Jön Türklerin ideolojik temellerine bakıldığında, Fransa'daki burjuva kesiminin bakış açısıyla benzerlikler taşıdığı görülmektedir. Fransız burjuvazisinin güç kazanıp yönetime etkisini arttırma çabalarıyla paralel olarak, Jön Türkler de Avrupa'dan etkilenerek yönetimdeki kişilere karşı mücadele etmişlerdir. Ancak bu mücadele, kanlı iç savaşlar yerine, daha çok edebi yazılarla aydınlatma ve biçimlendirme şeklinde gerçekleşmiştir.
Jön Türkler, padişahlık yönetiminin yanında bir meclisin de bulunarak yönetime dâhil olması gerektiğini savunuyordu. Ancak, bu düşünce yapısı, padişahlık rejimini sonlandırma veya cumhuriyet kurma niyetiyle ilgili değildi. Asıl karşı durdukları mesele, II. Abdülhamid'in baskıcı ve şiddet dolu istibdat yönetimiydi. Bu kesim, bir meclisin kurulmasıyla bu baskıların azalacağına inanıyordu. Padişahlık yönetimini tamamen reddetme düşüncesinde olmadılar; sadece eşit bir meclis yönetimi talep ettiler. Ancak, Jön Türk cemiyetinin bireylerinin siyasi görüşlerine detaylı bir şekilde bakıldığında, bu görüşlerin birbirinden farklı olduğunu görmek mümkündür.

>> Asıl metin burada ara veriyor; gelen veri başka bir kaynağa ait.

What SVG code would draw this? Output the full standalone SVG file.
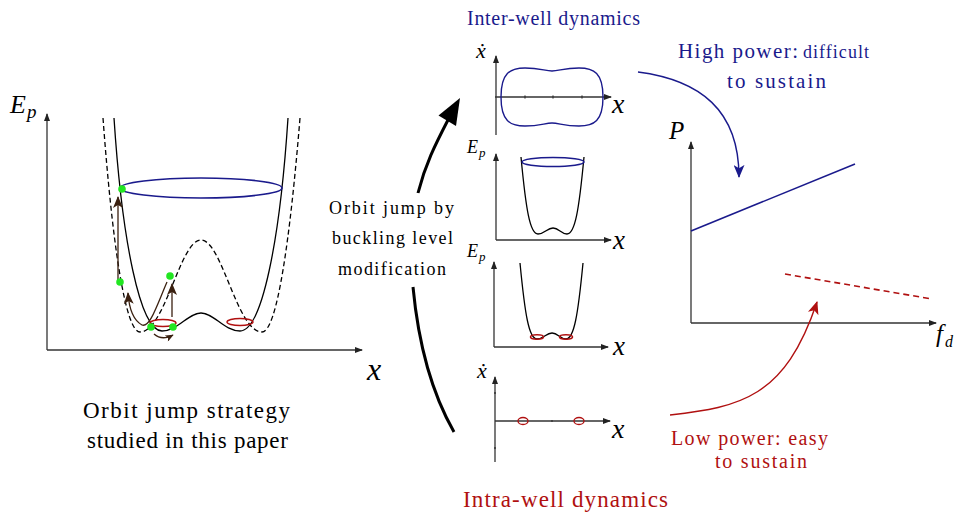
<svg xmlns="http://www.w3.org/2000/svg" width="958" height="515" viewBox="0 0 958 515">
<style>
  .axis { stroke: #333; stroke-width: 1.3; fill: none; }
  .pot { stroke: #000; stroke-width: 1.3; fill: none; }
  .dash { stroke: #000; stroke-width: 1.3; fill: none; stroke-dasharray: 5 3; }
  .blue { stroke: #1a1a8c; fill: none; }
  .red { stroke: #b01010; fill: none; }
  .brown { stroke: #3a2010; stroke-width: 1.3; fill: none; }
  .dot { fill: #22e622; }
  .btxt { fill: #1a1a8c; }
  .rtxt { fill: #b01010; }
  .it { font-style: italic; }
</style>
<defs>
  <marker id="ax" viewBox="0 0 8 6" refX="7" refY="3" markerWidth="8" markerHeight="6" markerUnits="userSpaceOnUse" orient="auto">
    <path d="M0,0 L8,3 L0,6 z" fill="#222"/>
  </marker>
  <marker id="brn" viewBox="0 0 12 10" refX="11" refY="5" markerWidth="12" markerHeight="10" markerUnits="userSpaceOnUse" orient="auto">
    <path d="M0,0 L12,5 L0,10 L3,5 z" fill="#3a2010"/>
  </marker>
  <marker id="brns" viewBox="0 0 12 10" refX="11" refY="5" markerWidth="9" markerHeight="7" markerUnits="userSpaceOnUse" orient="auto">
    <path d="M0,0 L12,5 L0,10 L3,5 z" fill="#3a2010"/>
  </marker>
  <marker id="blu" viewBox="0 0 12 10" refX="11" refY="5" markerWidth="14" markerHeight="11" markerUnits="userSpaceOnUse" orient="auto">
    <path d="M0,0 L12,5 L0,10 L3,5 z" fill="#1a1a8c"/>
  </marker>
  <marker id="rd" viewBox="0 0 12 10" refX="11" refY="5" markerWidth="14" markerHeight="11" markerUnits="userSpaceOnUse" orient="auto">
    <path d="M0,0 L12,5 L0,10 L3,5 z" fill="#b01010"/>
  </marker>
</defs>
<rect width="958" height="515" fill="#fff"/>

<g font-family="Liberation Serif, DejaVu Serif, serif">
<!-- Left panel: potential plot -->
<g id="left-potential">
  <line class="axis" x1="47" y1="350" x2="47" y2="114" marker-end="url(#ax)"/>
  <line class="axis" x1="47" y1="350" x2="362" y2="350" marker-end="url(#ax)"/>
  <text class="it" x="10" y="113" font-size="26">E</text>
  <text class="it" x="27" y="118" font-size="19">p</text>
  <text class="it" x="367" y="380" font-size="32">x</text>
  <path class="dash" d="M103,118 C112,240 125,332 140,332 C165,332 180,240 201,240 C222,240 237,332 262,332 C277,332 290,240 300,118"/>
  <path class="pot" d="M114,118 C122,240 140,331 162,331 C178,331 188,313 201,313 C214,313 224,331 240,331 C262,331 280,240 288,118"/>
  <ellipse class="blue" stroke-width="1.6" cx="201" cy="188" rx="81" ry="10"/>
  <ellipse class="red" stroke-width="1.4" cx="163" cy="323" rx="13" ry="3.5"/>
  <ellipse class="red" stroke-width="1.4" cx="240" cy="322" rx="13" ry="3.5"/>
  <line class="brown" x1="118" y1="281" x2="118" y2="197" marker-end="url(#brn)"/>
  <line class="brown" x1="172" y1="317" x2="172" y2="284" marker-end="url(#brn)"/>
  <path class="brown" d="M167,282 C157,305 150,328 142,325 C133,320 129,308 128,293" marker-end="url(#brn)"/>
  <path class="brown" d="M154,334 Q162,341 173,335" marker-end="url(#brns)"/>
  <circle class="dot" cx="122" cy="189" r="3.8"/>
  <circle class="dot" cx="120" cy="282" r="3.8"/>
  <circle class="dot" cx="170" cy="276" r="3.8"/>
  <circle class="dot" cx="151" cy="327" r="3.8"/>
  <circle class="dot" cx="173" cy="327" r="3.8"/>
  <text x="83" y="418" font-size="23" textLength="207" lengthAdjust="spacing">Orbit jump strategy</text>
  <text x="87" y="448" font-size="23" textLength="201" lengthAdjust="spacing">studied in this paper</text>
</g>

<!-- Middle label -->
<g id="orbit-jump-label">
  <text x="329" y="214" font-size="18" textLength="125" lengthAdjust="spacing">Orbit jump by</text>
  <text x="332" y="244" font-size="18" textLength="121" lengthAdjust="spacing">buckling level</text>
  <text x="338" y="275" font-size="18" textLength="108" lengthAdjust="spacing">modification</text>
</g>

<!-- Inter-well phase portrait -->
<g id="inter-well-phase">
  <text class="btxt" x="467" y="25" font-size="20" textLength="173" lengthAdjust="spacing">Inter-well dynamics</text>
  <line class="axis" x1="496" y1="135" x2="496" y2="56" marker-end="url(#ax)"/>
  <line class="axis" x1="495" y1="97" x2="611" y2="97" marker-end="url(#ax)"/>
  <line class="axis" stroke-width="1" x1="525" y1="95.5" x2="525" y2="98.5"/>
  <line class="axis" stroke-width="1" x1="553" y1="95.5" x2="553" y2="98.5"/>
  <line class="axis" stroke-width="1" x1="582" y1="95.5" x2="582" y2="98.5"/>
  <text class="it" x="476" y="58" font-size="22">ẋ</text>
  <text class="it" x="612" y="113" font-size="28">x</text>
  <path class="blue" stroke-width="1.4" d="M501,97 C501,73 510,68 525,68 C540,68 545,71 552,71 C559,71 564,68 579,68 C594,68 603,73 603,97 C603,121 594,126 579,126 C564,126 559,123 552,123 C545,123 540,126 525,126 C510,126 501,121 501,97 z"/>
</g>

<!-- High-energy potential -->
<g id="high-potential">
  <line class="axis" stroke-width="1.1" x1="496" y1="240" x2="496" y2="154" marker-end="url(#ax)"/>
  <line class="axis" stroke-width="1.1" x1="496" y1="240" x2="611" y2="240" marker-end="url(#ax)"/>
  <text class="it" x="467" y="153" font-size="18">E</text>
  <text class="it" x="479" y="157" font-size="13">p</text>
  <text class="it" x="613" y="249" font-size="27">x</text>
  <path class="pot" stroke-width="1.1" d="M521,157 C526,210 530,234 538,234 C545,234 547,228 553,228 C559,228 561,234 567,234 C575,234 579,210 584,157"/>
  <ellipse class="blue" stroke-width="1.5" cx="553" cy="162" rx="31" ry="4.5"/>
</g>

<!-- Low-energy potential -->
<g id="low-potential">
  <line class="axis" stroke-width="1.1" x1="494" y1="347" x2="494" y2="262" marker-end="url(#ax)"/>
  <line class="axis" stroke-width="1.1" x1="494" y1="347" x2="608" y2="347" marker-end="url(#ax)"/>
  <text class="it" x="467" y="257" font-size="18">E</text>
  <text class="it" x="479" y="261" font-size="13">p</text>
  <text class="it" x="613" y="355" font-size="27">x</text>
  <path class="pot" stroke-width="1.1" d="M520,263 C525,315 529,339 537,339 C544,339 546,333 552,333 C558,333 560,339 566,339 C574,339 578,315 583,263"/>
  <ellipse class="red" stroke-width="1.6" cx="537" cy="337" rx="6.5" ry="2.2"/>
  <ellipse class="red" stroke-width="1.6" cx="566" cy="337" rx="6.5" ry="2.2"/>
</g>

<!-- Intra-well phase portrait -->
<g id="intra-well-phase">
  <line class="axis" x1="495" y1="462" x2="495" y2="377" marker-end="url(#ax)"/>
  <line class="axis" x1="495" y1="421" x2="610" y2="421" marker-end="url(#ax)"/>
  <line class="axis" stroke-width="1" x1="552" y1="420" x2="552" y2="422"/>
  <line class="axis" stroke-width="1" x1="494" y1="393" x2="496" y2="393"/>
  <line class="axis" stroke-width="1" x1="494" y1="448" x2="496" y2="448"/>
  <text class="it" x="477" y="378" font-size="22">ẋ</text>
  <text class="it" x="612" y="438" font-size="28">x</text>
  <ellipse class="red" stroke-width="1.3" cx="523" cy="421" rx="5" ry="3.5"/>
  <ellipse class="red" stroke-width="1.3" cx="579" cy="421" rx="5" ry="3.5"/>
  <text class="rtxt" x="463" y="507" font-size="23" textLength="205" lengthAdjust="spacing">Intra-well dynamics</text>
</g>

<!-- Power plot -->
<g id="power-plot">
  <line class="axis" x1="691" y1="323" x2="691" y2="142" marker-end="url(#ax)"/>
  <line class="axis" x1="691" y1="323" x2="936" y2="323" marker-end="url(#ax)"/>
  <text class="it" x="669" y="139" font-size="25">P</text>
  <text class="it" x="936" y="342" font-size="25">f</text>
  <text class="it" x="945" y="347" font-size="16">d</text>
  <line class="blue" stroke-width="1.6" x1="691" y1="231" x2="855" y2="164"/>
  <line class="red" stroke-width="1.6" stroke-dasharray="6 4" x1="785" y1="274" x2="932" y2="299"/>
</g>

<g id="high-power-label">
  <text class="btxt" x="678" y="58" font-size="21" textLength="120" lengthAdjust="spacing">High power:</text>
  <text class="btxt" x="803" y="58" font-size="18" textLength="66" lengthAdjust="spacing">difficult</text>
  <text class="btxt" x="727" y="88" font-size="21" textLength="99" lengthAdjust="spacing">to sustain</text>
</g>

<g id="low-power-label">
  <text class="rtxt" x="671" y="445" font-size="20" textLength="157" lengthAdjust="spacing">Low power: easy</text>
  <text class="rtxt" x="715" y="468" font-size="20" textLength="92" lengthAdjust="spacing">to sustain</text>
</g>
</g>

<!-- Connectors -->
<g id="connectors">
  <path d="M418,193 C425,165 435,145 449,118" stroke="#000" stroke-width="3" fill="none"/>
  <polygon points="460,98 456,126 438.5,115.5" fill="#000"/>
  <path d="M413,287 C418,340 430,390 454,432" stroke="#000" stroke-width="3" fill="none"/>
  <path class="blue" stroke-width="1.4" d="M638,72 C700,80 739,110 739,177" marker-end="url(#blu)"/>
  <path class="red" stroke-width="1.4" d="M670,415 C740,407 785,398 817,302" marker-end="url(#rd)"/>
</g>
</svg>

Cemiyette, 2000'e yakın üye olduğu bilinmektedir. Ancak bu kişiler, dönemin siyasi baskılarından dolayı Osmanlı topraklarında uzun süre kalamamış, Avrupa ya da Mısır'da sürgün yaşamışlardır. Cemiyetin dikkat çeken isimlerinden bazıları şunlardır: Abdullah Cevdet, Abdurrahman Bedirhan, Ahmet Rıza, Ahmet Fazlı, Ahmet Ferig, Ahmet Kemal, Ahmet Lütfullah, Ahmet Niyazi, Ahmet Saib, Ali Fahri, Ali Fehmi, Ali Haydar, Ali Şefkati, Bahaeddin Şakir, Derviş Hüma, Edhem Ruhi, Emir Şekib Arslan, Halil Ganem, Hüseyin Tosun, Hüsrev Sami, Hüseyinzade Ali, İbrahim Temo, İshak Sükûti, İsmail Canbulat, İsmail Enver Bey, İsmail Kemal, Mahmut Celaleddin Paşa, Mahir Said, Mehmet Ali Halim Paşa, Hacı İbrahim Paşazade Hamdi, Tarsusizade Münih, Tunalı Hilmi.
Jön Türkler'in fikir yapısının oluşmasında, dönemin şartları ve önemli siyasi olayları etkili olmuştur:
Osmanlı Devleti bu siyasi olaylar içerisinde zor zamanlar yaşamış, ancak çok kültürlü ve çeşitli toplumu bu gidişata pek ilgi göstermemiştir. Hristiyan kesim ve diğer etnik gruplar, kendi ulusal devletlerini kurma çabasındaydılar.
Osmanlı'nın Batılılaşma süreci, Tanzimat Fermanı ile başlamıştır. Bu dönemde, yurtdışında yaşayan aydınlar, Batı'nın fikirlerini daha yakından tanıma ve yayma fırsatı bulmuştur. Özellikle II. Abdülhamid döneminde, bu aydınlar, Kanun-i Esasi'yi tekrar yürürlüğe koyma ve meşrutiyeti getirme amacıyla örgütlenmişlerdir.
Avrupa'da sürgün hayatı yaşayan Jön Türkler, istibdat rejimine karşı mücadele etmek amacıyla çok sayıda gazete ve dergi yayınlamışlardır. Bu yayınlar 1900'lerden sonra artmış, hükûmet bu yayınları durdurmak için Jön Türkler ile müzakereye başlamıştır. Ancak Jön Türkler, faaliyetlerini değişik isimler altında sürdürmüştür.
1889-1908 yılları arasında Jön Türkler, 13 farklı ülkede, Türkçe ve diğer dillerde toplam 152'den fazla gazete ve dergi yayınlamış, böylece fikir hayatına yeni bir perspektif kazandırmışlardır.